One neighbor, who would not give her name because, she said, she was concerned about her family's safety, said the shooting may have been a result of disputes between neighborhood groups at go-go clubs Saturday and Monday. But she said the two youths who were shot did not go the clubs either night.
The neighbor said she saw a white van pull up to the corner just before the shooting. A man dressed in black stepped out of the sliding door and opened fire, she said.
The shooting represented a setback for neighbors who said they had begun to feel comfortable letting their children play outdoors because of the crackdown that began after the January 2004 slaying of Jahkema Princess Hansen. Until Monday, she was the last person killed in the complex. Police officials have said they made more than 300 arrests since early last year for narcotics violations and other charges.
"We've been able to sit in front of our house, but now I don't know," Jewell Cade said.

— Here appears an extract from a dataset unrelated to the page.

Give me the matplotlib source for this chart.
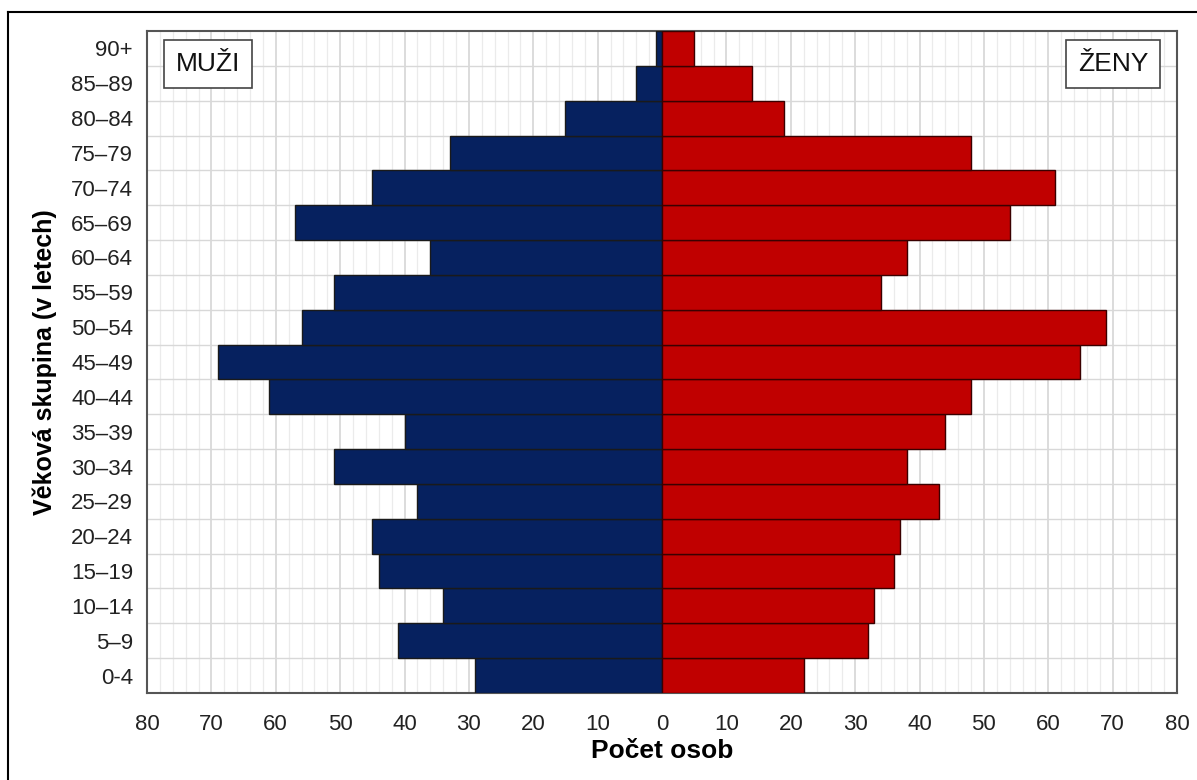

Cade said she was in her living room with her 4-month-old grandson and a 14-year-old nephew when a bullet pierced the front door and lodged in the wall.
"It's frightening. There were so many shots," she said.
Neighbors said the 17-year-old victim often came to visit his father in the area and hang out with friends. They described him as very quiet. They said he and the wounded 15-year-old, who lives in the area, were not troublemakers.